Further downstream, the trackways of Cabilla and Redrice Woods, Cornwall’s largest tract of ancient woodland, remain unchanged since the 16th century. The woods support a host of wild creatures, from otters living among the underwater tree roots, to bats, which sleep in the old mine workings.

The moorland lakes, relics of Bodmin’s more recent quarrying and mining history, are wonderful places to swim. At Goldiggins, St Breward and Carbilly you can take a dip in these dramatic, freshwater hollows.
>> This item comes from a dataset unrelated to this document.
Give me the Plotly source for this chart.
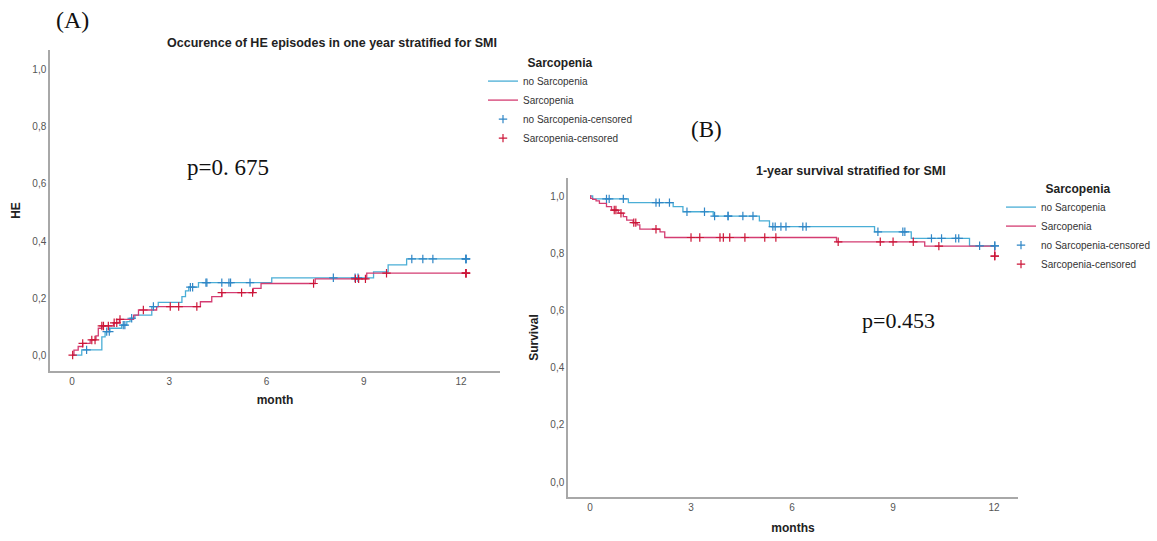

Once the source of stone for great structures such as London’s Tower Bridge, these deep quarries, set in stunning landscapes, now lie silent.

Fans of caves may enjoy Carnglaze caverns but those who climb the various wind-sculpted tors – Roughtor, the Cheesewring and Kilmar are three of the best – will be rewarded with breathtaking views over the lofty expanse of moorland, the perfect place to camp wild and watch the sun set.